The 220th General Assembly Social Justice Issues Committee concluded its work Tuesday afternoon (July 3), voting to send on to the full Assembly a lengthy list of recommendations covering a wide range of issues.

Committee members reconsidered an overture they had voted to disapprove a day earlier calling for reports on the corporate practices of for-profit prisons in the United States. The Rev. Susan Andrews, executive presbyter of Hudson River Presbytery, thanked the committee for a second opportunity to make the case against for-profit prisons.

“Conditions are getting worse due to rising incarcerations of non-violent drug offenders and the increase in immigration detentions,” she said. “We need a proactive and preventive way to make sure that we are not wittingly or unwittingly investing in these prisons. And we must raise the issue to public awareness.” With some amendments to clear up how reports will be generated, the committee recommended the overture.

Also coming to the full Assembly is a resolution commending study of the 2011–2012 Horizons Bible Study and the World Communion of Reformed Churches’ Accra Confession. The confession was adopted by the delegates of the 24th General Council of the World Alliance of Reformed Churches in Accra, Ghana, in 2004. It is based on the theological conviction that the economic and ecological injustices of today’s global economy require the Reformed family to respond as a matter of faith in the Gospel of Jesus Christ.

“Why study the Accra Confession?” asked the Rev.

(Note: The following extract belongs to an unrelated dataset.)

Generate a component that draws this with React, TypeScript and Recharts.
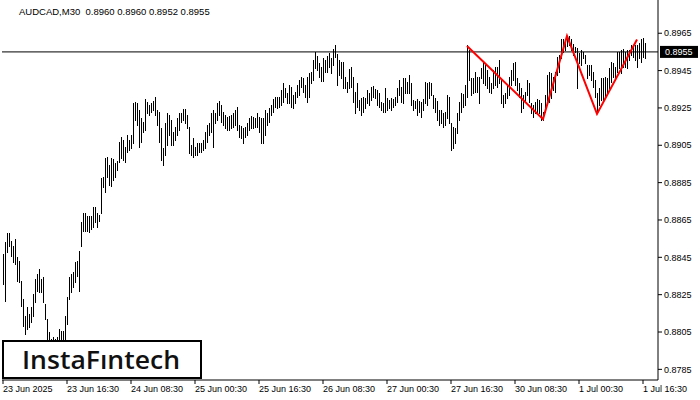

Elizabeth Hinson-Hasty, overture advocate. “[Because] it speaks of our own complicity, our guilt in enabling an economic system that oppresses 2/3 of the world.”

Hinson-Hasty spoke of women forced to leave their homes to serve as domestic servants in other countries. “A woman who worked in Saudi Arabia for seven years returned home with only seven hundred U.S. dollars after all that time,” she said.

An overture encouraging the leadership of every congregation to build a relationship with at least one racial ethnic congregation passed enthusiastically. “This will be great for us,” said commissioner the Rev. Deborah Paton from Chicago Presbytery. “We’ve been in a series of conversations in my presbytery and what we keep hearing is that we don’t know each other. This is a great way to start.”

The Assembly will have the opportunity to consider a number of other recommendations that offer ways for congregations to find resources, grow in cultural proficiency, and connect with other churches looking for innovative ways to become more diverse, just and engaged.

“Í loved being on this committee,” said the Rev. Rob Lohmeyer from Mission Presbytery. “I learned a lot about the process of discernment in responding to the needs of our time. It was overwhelming at times, but at the end of the day the committee leaders facilitated us to deal with it all. The one motion that failed, and then was recovered, was a profound testimony to the way the Holy Spirit works.”